# [COLLECTED DATA]

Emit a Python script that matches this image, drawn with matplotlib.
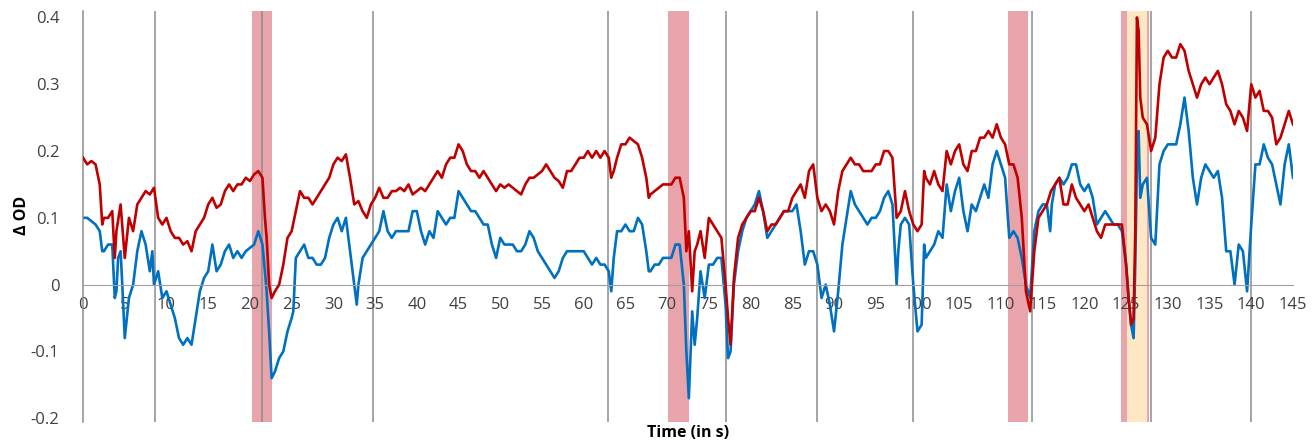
import numpy as np
import matplotlib.pyplot as plt

# red trace (time in s, delta OD)
t_red = [0, 0.5, 1, 1.5, 2, 2.3, 2.5, 3, 3.5, 3.8, 4, 4.5, 5, 5.5, 6, 6.5, 7, 7.5, 8, 8.5, 9, 9.5, 10, 10.5, 11, 11.5, 12, 12.5, 13, 13.5, 14, 14.5, 15, 15.5, 16, 16.5, 17, 17.5,
         18, 18.5, 19, 19.5, 20, 20.5, 21, 21.5, 21.8, 22, 22.3, 22.6, 23, 23.5, 24, 24.5, 25, 25.5, 26, 26.5, 27, 27.5, 28, 28.5, 29, 29.5, 30, 30.5, 31, 31.5, 32, 32.5, 33, 33.5, 34, 34.5, 35, 35.5, 36, 36.5, 37, 37.5, 38, 38.5, 39, 39.5, 40, 40.5, 41, 41.5, 42, 42.5, 43, 43.5, 44,
         44.5, 45, 45.5, 46, 46.5, 47, 47.5, 48, 48.5, 49, 49.5, 50, 50.5, 51, 51.5, 52, 52.5, 53, 53.5, 54, 54.5, 55, 55.5, 56, 56.5, 57, 57.5, 58, 58.5, 59, 59.5, 60, 60.5, 61, 61.5, 62, 62.5, 63, 63.3, 63.6, 64, 64.5, 65, 65.5, 66, 66.5, 67, 67.5, 67.8, 68, 68.5, 69, 69.5, 70,
         70.5, 71, 71.5, 72, 72.3, 72.6, 73, 73.3, 73.6, 74, 74.5, 75, 75.5, 76, 76.5, 77, 77.3, 77.6, 78, 78.5, 79, 79.5, 80, 80.5, 81, 81.5, 82, 82.5, 83, 83.5, 84, 84.5, 85, 85.5, 86, 86.5, 87, 87.5, 88, 88.5, 89, 89.5, 90, 90.5, 91, 91.5, 92, 92.5, 93, 93.5, 94, 94.5, 95, 95.5, 96, 96.5,
         97, 97.5, 98, 98.5, 99, 99.5, 100, 100.5, 100.8, 101, 101.5, 102, 102.5, 103, 103.5, 104, 104.5, 105, 105.5, 106, 106.5, 107, 107.5, 108, 108.5, 109, 109.5, 110, 110.5, 111, 111.5, 112, 112.5, 113, 113.5, 114, 114.5, 115, 115.5, 116, 116.5, 117, 117.5, 118, 118.5, 119, 119.5, 120, 120.5, 121, 121.5, 122, 122.5,
         123, 123.5, 124, 124.5, 125, 125.3, 125.6, 125.9, 126.1, 126.3, 126.5, 126.7, 127, 127.5, 128, 128.5, 129, 129.5, 130, 130.5, 131, 131.5, 132, 132.5, 133, 133.5, 134, 134.5, 135, 135.5, 136, 136.5, 137, 137.5, 138, 138.5, 139, 139.5, 140, 140.5, 141, 141.5, 142, 142.5, 143, 143.5, 144, 144.5, 145]
red = [.19, .18, .185, .18, .15, .09, .10, .10, .11, .04, .08, .12, .04, .10, .08, .12, .13, .14, .135, .145, .10, .09, .10, .08, .07, .07, .06, .065, .05, .08, .09, .10, .12, .13, .115, .12, .14, .15,
       .14, .15, .15, .16, .155, .165, .17, .16, .10, .07, .0, -.02, -.01, .0, .03, .07, .08, .11, .14, .13, .13, .12, .13, .14, .15, .16, .18, .19, .185, .195, .16, .12, .125, .11, .10, .12, .13, .145, .13, .13, .14, .14, .145, .14, .15, .135, .14, .145, .14, .15, .16, .17, .16, .18, .19,
       .19, .21, .20, .18, .17, .17, .16, .17, .16, .15, .14, .15, .145, .15, .145, .14, .135, .15, .16, .16, .165, .17, .18, .17, .16, .155, .145, .17, .17, .18, .19, .19, .20, .19, .20, .19, .20, .19, .16, .17, .19, .21, .21, .22, .215, .21, .19, .16, .13, .135, .14, .145, .15, .15,
       .15, .16, .16, .13, .05, .08, -.01, .05, .06, .08, .04, .10, .09, .08, .07, .0, -.05, -.09, .01, .07, .09, .10, .11, .11, .13, .11, .08, .09, .09, .10, .11, .11, .13, .14, .15, .13, .17, .18, .13, .11, .12, .11, .09, .14, .17, .18, .19, .18, .18, .17, .17, .17, .18, .18, .20, .20,
       .19, .10, .11, .14, .11, .09, .08, .09, .17, .16, .15, .17, .15, .14, .20, .18, .20, .21, .18, .17, .20, .20, .22, .22, .23, .22, .24, .22, .21, .18, .18, .16, .10, -.01, -.04, .05, .10, .11, .12, .14, .15, .16, .12, .12, .15, .13, .12, .11, .12, .10, .08, .07, .09,
       .09, .09, .09, .09, .03, -.02, -.06, -.05, .08, .40, .38, .28, .25, .24, .20, .22, .30, .34, .35, .34, .34, .36, .35, .32, .30, .28, .30, .31, .30, .31, .32, .30, .27, .26, .24, .26, .25, .23, .30, .28, .29, .26, .26, .25, .21, .22, .24, .26, .24]

# blue trace
t_blue = [0, 0.5, 1, 1.5, 2, 2.3, 2.5, 3, 3.5, 3.8, 4, 4.2, 4.5, 4.7, 5, 5.5, 6, 6.5, 7, 7.5, 8, 8.3, 8.5, 9, 9.5, 10, 10.5, 11, 11.5, 12, 12.5, 13, 13.5, 14, 14.5, 15, 15.5, 16, 16.5, 17, 17.5,
          18, 18.5, 19, 19.5, 20, 20.5, 21, 21.5, 21.8, 22, 22.3, 22.6, 23, 23.5, 24, 24.5, 25, 25.2, 25.5, 26, 26.5, 27, 27.5, 28, 28.5, 29, 29.5, 30, 30.5, 31, 31.5, 32, 32.5, 32.8, 33, 33.5, 34, 34.5, 35, 35.5, 36, 36.5, 37, 37.5, 38, 38.5, 39, 39.5, 40, 40.5, 41, 41.5, 42, 42.5, 43, 43.5, 44,
          44.5, 45, 45.5, 46, 46.5, 47, 47.5, 48, 48.5, 49, 49.5, 50, 50.5, 51, 51.5, 52, 52.5, 53, 53.5, 54, 54.5, 55, 55.5, 56, 56.5, 57, 57.5, 58, 58.5, 59, 59.5, 60, 60.5, 61, 61.5, 62, 62.5, 63, 63.3, 63.6, 64, 64.5, 65, 65.5, 66, 66.5, 67, 67.5, 67.8, 68, 68.5, 69, 69.5, 70,
          70.5, 71, 71.5, 72, 72.3, 72.6, 73, 73.3, 73.6, 74, 74.5, 75, 75.5, 76, 76.5, 77, 77.3, 77.6, 78, 78.5, 79, 79.5, 80, 80.5, 81, 81.5, 82, 82.5, 83, 83.5, 84, 84.5, 85, 85.5, 86, 86.5, 87, 87.5, 88, 88.5, 89, 89.5, 90, 90.5, 91, 91.5, 92, 92.5, 93, 93.5, 94, 94.5, 95, 95.5, 96, 96.5,
          97, 97.5, 97.7, 98, 98.5, 99, 99.5, 100, 100.5, 100.8, 101, 101.5, 102, 102.5, 103, 103.5, 104, 104.5, 105, 105.5, 106, 106.5, 107, 107.5, 108, 108.5, 109, 109.5, 110, 110.5, 111, 111.5, 112, 112.5, 113, 113.5, 114, 114.5, 115, 115.5, 115.9, 116.1, 116.5, 117, 117.5, 118, 118.5, 119, 119.5, 120, 120.5, 121, 121.5, 122, 122.5,
          123, 123.5, 124, 124.5, 125, 125.3, 125.6, 125.9, 126.1, 126.3, 126.5, 126.7, 127, 127.5, 128, 128.5, 129, 129.5, 130, 130.5, 131, 131.5, 132, 132.5, 133, 133.5, 134, 134.5, 135, 135.5, 136, 136.5, 137, 137.5, 138, 138.5, 139, 139.5, 140, 140.5, 141, 141.5, 142, 142.5, 143, 143.5, 144, 144.5, 145]
blue = [.10, .10, .095, .09, .08, .05, .05, .06, .06, -.02, -.01, .04, .05, .0, -.08, -.02, .0, .05, .08, .06, .02, .05, .0, .02, -.02, -.01, -.03, -.05, -.08, -.09, -.08, -.09, -.05, -.01, .01, .02, .06, .02, .03, .05, .06,
        .04, .05, .04, .05, .055, .06, .08, .06, .02, -.01, -.07, -.14, -.13, -.11, -.10, -.07, -.05, -.04, .04, .05, .06, .04, .04, .03, .03, .04, .07, .09, .10, .08, .10, .05, .0, -.03, .0, .04, .05, .06, .07, .08, .11, .08, .07, .08, .08, .08, .08, .11, .11, .08, .06, .08, .07, .11, .10, .09, .10,
        .10, .14, .13, .12, .11, .11, .10, .09, .09, .06, .04, .07, .06, .06, .06, .05, .05, .06, .08, .07, .05, .04, .03, .02, .01, .02, .04, .05, .05, .05, .05, .05, .04, .03, .04, .03, .03, .02, -.01, .04, .08, .08, .09, .08, .08, .10, .09, .05, .02, .02, .03, .03, .04, .04,
        .04, .06, .06, .0, -.10, -.17, -.04, -.09, -.05, .02, -.02, .03, .03, .04, .04, -.03, -.11, -.10, .0, .05, .08, .10, .11, .12, .14, .11, .07, .08, .09, .10, .11, .11, .11, .12, .08, .03, .05, .05, .03, -.02, .0, -.03, -.07, -.01, .06, .10, .14, .12, .11, .10, .09, .10, .10, .11, .13, .14,
        .12, .0, .05, .09, .10, .09, .0, -.07, -.06, .06, .04, .05, .06, .08, .07, .15, .11, .14, .16, .11, .08, .12, .11, .13, .15, .13, .18, .20, .18, .16, .07, .08, .07, .04, .0, -.02, .08, .11, .12, .12, .08, .12, .15, .16, .15, .16, .18, .18, .15, .14, .15, .13, .09, .10, .11,
        .10, .09, .09, .08, .03, -.02, -.06, -.08, .03, .18, .23, .13, .15, .16, .07, .06, .18, .20, .21, .21, .21, .24, .28, .23, .16, .12, .16, .18, .17, .16, .17, .13, .05, .05, .0, .06, .05, -.01, .09, .18, .18, .21, .19, .18, .15, .12, .18, .21, .16]

# marker lines and shaded intervals
event_t = [8.6, 21.5, 34.7, 62.9, 77.1, 87.9, 99.5, 113.7, 128.0, 140.0]
red_bands = [(20.3, 22.7), (70.1, 72.6), (110.8, 113.3), (124.4, 125.1), (127.5, 127.8)]
yellow_bands = [(125.1, 127.5)]

fig = plt.figure(figsize=(13.12, 4.48), dpi=100)
ax = fig.add_axes([0.0633, 0.059, 0.9222, 0.917])

for a, b in red_bands:
	ax.axvspan(a, b, color='#e9a3aa', lw=0, zorder=0)
for a, b in yellow_bands:
	ax.axvspan(a, b, color='#fde7c4', lw=0, zorder=0)
for x in event_t:
	ax.axvline(x, color='#8c8c8c', lw=1.1, zorder=1)

ax.plot(t_red, red, color='#c00000', lw=1.9, zorder=3)
ax.plot(t_blue, blue, color='#0070c0', lw=1.9, zorder=2)

ax.set_xlim(0, 145)
ax.set_ylim(-0.205, 0.41)
ax.set_xticks(np.arange(0, 146, 5))
ax.set_yticks([-0.2, -0.1, 0, 0.1, 0.2, 0.3, 0.4])
ax.set_yticklabels(['-0.2', '-0.1', '0', '0.1', '0.2', '0.3', '0.4'])

ax.spines['top'].set_visible(False)
ax.spines['right'].set_visible(False)
ax.spines['bottom'].set_position(('data', 0))
ax.spines['bottom'].set_color('#a0a0a0')
ax.spines['left'].set_color('#8c8c8c')
ax.spines['left'].set_linewidth(1.1)
ax.tick_params(axis='both', length=0, labelsize=12, labelcolor='#404040')
ax.tick_params(axis='x', pad=9)
ax.tick_params(axis='y', pad=17)
for lab in ax.get_xticklabels() + ax.get_yticklabels():
	lab.set_family('Open Sans')

fig.text(22/1312, 1 - 215/448, 'Δ OD', rotation=90, ha='center', va='center',
	fontsize=11.5, fontweight='bold', family='Open Sans')
fig.text(688/1312, 1 - 433/448, 'Time (in s)', ha='center', va='center',
	fontsize=11.5, fontweight='bold', family='Open Sans')

plt.savefig('out.png', dpi=100)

# [WHAT THE EXERCISE ASKS]
Write out nothing but the lines from the start of the data through the line with "import matplotlib.pyplot as plt". Leave out the pictures.

# [ANSWER FOR THE TASK]
Emit a Python script that matches this image, drawn with matplotlib.
import numpy as np
import matplotlib.pyplot as plt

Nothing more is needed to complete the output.